Both houses of the New York legislature voted Tuesday night to join a multi-state compact that would ensure that the person who receives the most votes in presidential elections will actually become President of the United States. Because of America’s anachronistic Electoral College, the loser of the popular vote became president four times in American history, most recently when Texas Gov. George W. Bush took the White House from Vice President Al Gore — albeit with a big assist from the Supreme Court.
The bill that is now awaiting New York Gov. Andrew Cuomo’s (D) signature joins New York into an agreement that would award the state’s electoral voter to whoever wins the popular vote of the nation as a whole, regardless of who wins the popular vote in New York. The trick behind this compact, however, is that it does not take effect until a bloc of states totaling 270 electoral votes agrees to sign on. Thus, when the compact does take effect, it will effectively neutralize the risk that the losing candidate will nonetheless get to be president.
If Cuomo signs the bill, New York’s electoral votes will bring the compact’s total up to 160, or just under 60 percent of the compact’s target.

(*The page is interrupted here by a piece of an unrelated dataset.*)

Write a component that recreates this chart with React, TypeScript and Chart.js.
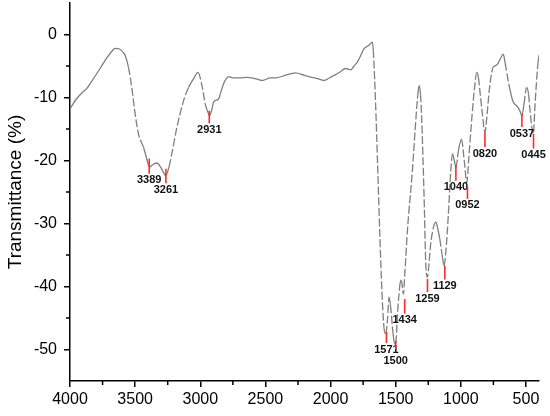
import React, { useEffect, useRef } from "react";
import { Chart, registerables } from "chart.js";
Chart.register(...registerables);

const WAVENUMBERS = [
  4000, 3950, 3900, 3872, 3820, 3769, 3720, 3680, 3654, 3620, 3590, 3577, 3551, 3526, 3500, 3474, 3436, 3410, 3397, 3389,
  3360, 3333, 3300, 3264, 3240, 3218, 3179, 3128, 3090, 3051, 3018, 2987, 2962, 2940, 2928, 2910, 2897, 2859, 2840, 2821,
  2800, 2782, 2744, 2700, 2641, 2580, 2526, 2462, 2423, 2350, 2269, 2200, 2167, 2100, 2051, 2010, 1974, 1930, 1885, 1846,
  1820, 1795, 1770, 1744, 1705, 1679, 1672, 1590, 1577, 1562, 1551, 1540, 1520, 1508, 1500, 1485, 1467, 1456, 1441, 1430,
  1410, 1372, 1346, 1330, 1320, 1310, 1302, 1282, 1269, 1256, 1245, 1231, 1210, 1192, 1175, 1162, 1145, 1128, 1115, 1097,
  1077, 1064, 1050, 1038, 1018, 995, 974, 954, 940, 923, 897, 877, 865, 854, 835, 815, 800, 782, 756, 740,
  718, 700, 674, 660, 641, 620, 602, 564, 545, 531, 515, 495, 480, 469, 444, 430, 410, 400,
];
const TRANSMITTANCE = [
  -11.8, -10.2, -9.1, -8.6, -7.0, -5.4, -3.8, -2.7, -2.2, -2.3, -2.9, -3.3, -5.2, -8.4, -12.6, -15.8, -17.9, -19.8, -20.8, -21.0,
  -20.6, -20.4, -21.2, -22.4, -21.0, -18.9, -14.7, -10.5, -8.4, -7.0, -6.0, -8.1, -11.0, -12.4, -12.9, -11.8, -10.7, -10.2, -9.0, -7.8,
  -7.0, -6.7, -6.9, -6.9, -6.8, -7.0, -7.3, -6.9, -6.9, -6.5, -6.1, -6.5, -6.7, -7.0, -7.3, -6.9, -6.5, -6.0, -5.4, -5.6,
  -5.0, -4.4, -3.4, -2.3, -1.7, -1.2, -2.5, -46.5, -47.5, -45.0, -41.7, -43.0, -47.5, -49.1, -49.0, -44.0, -39.6, -39.0, -41.2, -38.0,
  -31.1, -21.6, -13.7, -9.5, -8.1, -9.5, -12.6, -25.8, -36.4, -38.5, -36.5, -33.2, -30.6, -29.8, -31.0, -32.4, -34.8, -36.7, -34.5, -29.0,
  -21.6, -18.9, -20.0, -21.1, -18.4, -16.6, -20.0, -23.5, -20.0, -15.2, -8.9, -6.0, -6.8, -8.9, -12.5, -15.5, -13.0, -8.9, -5.4, -5.0,
  -4.7, -4.0, -3.1, -4.5, -6.8, -9.0, -10.5, -11.5, -12.2, -12.9, -11.0, -8.4, -9.5, -12.1, -15.8, -11.0, -5.0, -3.3,
];

const X_TICKS = [4000, 3500, 3000, 2500, 2000, 1500, 1000, 500];
const X_MINOR = [3750, 3250, 2750, 2250, 1750, 1250, 750];
const Y_TICKS = [-50, -40, -30, -20, -10, 0];
const Y_MINOR = [-5, -15, -25, -35, -45];

const PEAK_LABELS = ["3389", "3261", "2931", "1571", "1500", "1434", "1259", "1129", "1040", "0952", "0820", "0537", "0445"];
const PEAK_WN = [3392, 3264, 2931, 1571, 1500, 1431, 1256, 1123, 1038, 949, 815, 531, 442];
const PEAK_TOP = [-19.7, -21.3, -12.1, -47.2, -48.6, -42.0, -38.8, -36.7, -20.8, -24.2, -15.5, -12.6, -15.8];
const PEAK_BOTTOM = [-22.1, -23.6, -14.1, -49.0, -49.9, -44.3, -40.9, -38.9, -23.2, -26.1, -17.9, -14.7, -18.1];
const PEAK_LABEL_GAP = [6.5, 6.5, 7, 6.5, 12.5, 6.5, 6.5, 6.5, 6, 6.5, 6.5, 6.5, 6.5];

const FONT = "'Liberation Sans', Arial, sans-serif";

const peakPlugin = {
  id: "peaks",
  afterDatasetsDraw(chart: any) {
    const { ctx, scales } = chart;
    const xs = scales.x;
    const ys = scales.y;
    ctx.save();
    for (let i = 0; i < PEAK_LABELS.length; i++) {
      const x = xs.getPixelForValue(PEAK_WN[i]);
      const y1 = ys.getPixelForValue(PEAK_TOP[i]);
      const y2 = ys.getPixelForValue(PEAK_BOTTOM[i]);
      ctx.strokeStyle = "#ff2a2a";
      ctx.lineWidth = 1.6;
      ctx.beginPath();
      ctx.moveTo(x, y1);
      ctx.lineTo(x, y2);
      ctx.stroke();
      ctx.fillStyle = "#111";
      ctx.font = `bold 11px ${FONT}`;
      ctx.textAlign = "center";
      ctx.textBaseline = "middle";
      ctx.fillText(PEAK_LABELS[i], x, y2 + PEAK_LABEL_GAP[i]);
    }
    ctx.restore();
  },
};

const minorTickPlugin = {
  id: "minorTicks",
  afterDraw(chart: any) {
    const { ctx, scales, chartArea } = chart;
    ctx.save();
    ctx.strokeStyle = "#000";
    ctx.lineWidth = 1.5;
    ctx.beginPath();
    for (const v of X_MINOR) {
      const x = scales.x.getPixelForValue(v);
      ctx.moveTo(x, chartArea.bottom);
      ctx.lineTo(x, chartArea.bottom + 4);
    }
    for (const v of Y_MINOR) {
      const y = scales.y.getPixelForValue(v);
      ctx.moveTo(chartArea.left, y);
      ctx.lineTo(chartArea.left - 4, y);
    }
    ctx.stroke();
    ctx.restore();
  },
};

export default function App() {
  const ref = useRef<HTMLCanvasElement | null>(null);
  useEffect(() => {
    if (!ref.current) return;
    const points = WAVENUMBERS.map((w, i) => ({ x: w, y: TRANSMITTANCE[i] }));
    const chart = new Chart(ref.current, {
      type: "line",
      data: {
        datasets: [
          {
            data: points,
            borderColor: "#7f7f7f",
            borderWidth: 1.3,
            pointRadius: 0,
            tension: 0.4,
            cubicInterpolationMode: "monotone",
            fill: false,
            segment: {
              borderDash: (c: any) => {
                const dx = Math.abs(c.p1.x - c.p0.x);
                const dy = Math.abs(c.p1.y - c.p0.y);
                return dy > 2.5 * dx && dy > 12 ? [8, 2.5] : undefined;
              },
            },
          } as any,
        ],
      },
      options: {
        animation: false,
        responsive: true,
        maintainAspectRatio: false,
        layout: { padding: { top: 3, right: 11, left: 0, bottom: 0 } },
        plugins: { legend: { display: false }, tooltip: { enabled: false } },
        scales: {
          x: {
            type: "linear",
            min: 400,
            max: 4000,
            reverse: true,
            afterBuildTicks: (axis: any) => {
              axis.ticks = X_TICKS.map((v) => ({ value: v }));
            },
            afterFit: (axis: any) => {
              axis.height = 35;
              axis.paddingLeft = 0;
              axis.paddingRight = 0;
              axis.paddingTop = 0;
              axis.paddingBottom = 0;
            },
            grid: { drawOnChartArea: false, drawTicks: true, tickLength: 6, color: "#000", lineWidth: 1.5 },
            border: { display: true, color: "#000", width: 1.5 },
            ticks: {
              color: "#000",
              font: { family: FONT, size: 16 },
              padding: 3,
              maxRotation: 0,
              autoSkip: false,
              callback: (v: any) => String(v),
            },
          },
          y: {
            type: "linear",
            min: -55,
            max: 5,
            afterBuildTicks: (axis: any) => {
              axis.ticks = Y_TICKS.map((v) => ({ value: v }));
            },
            afterFit: (axis: any) => {
              axis.width = 70;
              axis.paddingLeft = 0;
              axis.paddingRight = 0;
              axis.paddingTop = 0;
              axis.paddingBottom = 0;
            },
            grid: { drawOnChartArea: false, drawTicks: true, tickLength: 6, color: "#000", lineWidth: 1.5 },
            border: { display: true, color: "#000", width: 1.5 },
            ticks: {
              color: "#000",
              font: { family: FONT, size: 16 },
              padding: 7,
              autoSkip: false,
              callback: (v: any) => String(v),
            },
            title: {
              display: true,
              text: "Transmittance (%)",
              color: "#000",
              font: { family: FONT, size: 19 },
              padding: { top: 4, bottom: 0 },
            },
          },
        },
      },
      plugins: [peakPlugin, minorTickPlugin],
    });
    return () => chart.destroy();
  }, []);
  return (
    <div style={{ position: "absolute", left: 0, top: 0, width: 550, height: 416, background: "#fff" }}>
      <canvas ref={ref} />
    </div>
  );
}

Part of the theory behind the compact is that presidential candidates have no incentive to campaign in — or to offer policy proposals targeted towards — all but a handful of “swing” states. As a solid blue state, New York is largely ignored in presidential elections because it is all but certain to favor the Democratic candidate. Similarly, states like South Carolina or Utah also go ignored because they are overwhelmingly likely to back the Republican. To date, however, the compact has proved more popular in blue states than in red states — although the Oklahoma senate recently became the first legislature in a Republican-leaning state to back the compact.